Why was it so easy for the villagers to see Marc as the surrogate Gloria?
It's the same as when you see a crucifix on the wall and you say, "This is the Son of God." It's the same absurdity for me. I don't want to disrespect all the faithful believers but, for me, religion and faith is kind of an insane idea of human beings. If you are convinced that a man is your lost wife, it's very strange. Absurd, funny, but very scary, too. Throughout society here in the western world, there are crucifixes everywhere and, within that crucifix, is the Son of God. It's scary, too. Very scary, at least for me. I was raised in a Catholic school. Maybe that explains some things.
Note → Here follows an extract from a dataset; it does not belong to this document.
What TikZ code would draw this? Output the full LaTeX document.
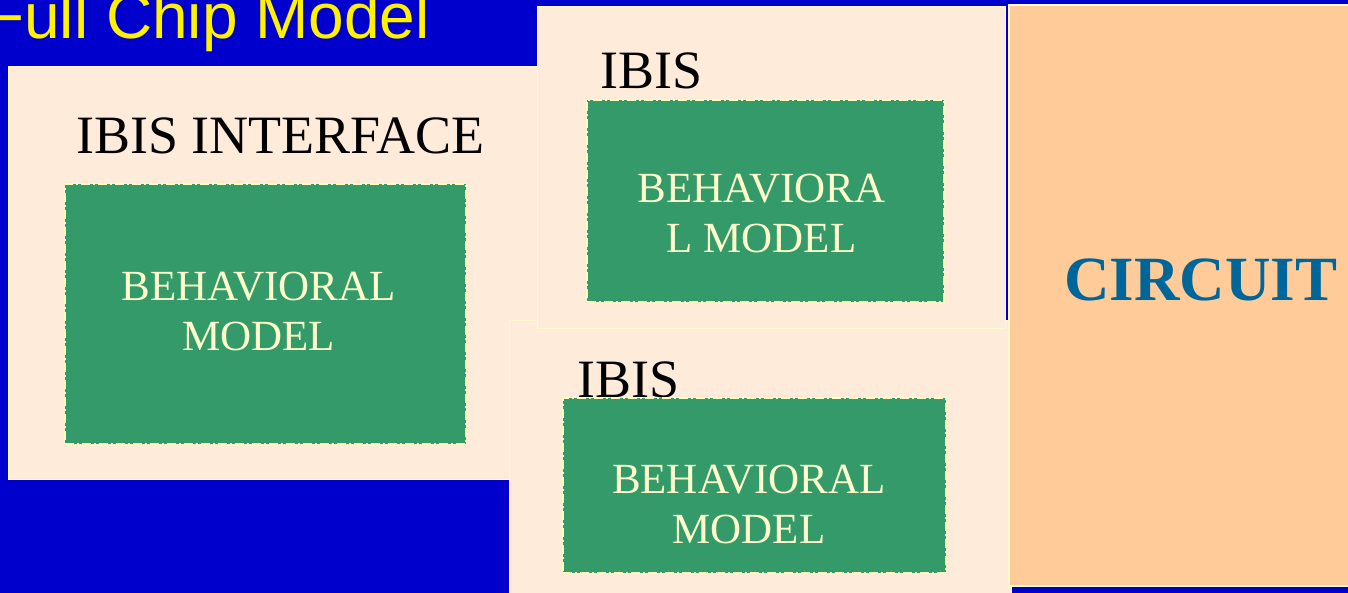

It may explain some things. What about the film that you're intending to make next?
It's a post-tsunami thriller that also starts in a very realistic way. It's about an English couple who lost their son in the tsunami disaster and, six months after the disaster, they're still in Phuket waiting for some news from the Red Cross. He's an architect and his boss calls him and says, "You have to go home now. You've been gone too long. I've done what I can but now you have to come back." In a video, the woman sees silhouettes and she believes that it's her son. She convinces her husband to stay and to go to Burma and, at one point, there are apparitions of kids and more kids and more kids, and those kids are a reflection of their mind. It's a bunch of young kids who push them very far into the jungle. It's a kind of a reflection of their insane minds. The film is also about the conflict of the western world, the "white" world, and our obsession with denying death, as opposed to the Asian world where death is a part of life. This is a huge conflict and the couple really becomes insane.
When do you hope to go into production on this film?
We are in the middle of casting in London because it's an English-speaking film and it's a co-production between the UK and France. We expect to shoot in January or February. I'm very excited about it because it's a kind of an experiment to make films in the jungle. For me, it is a kind of dream.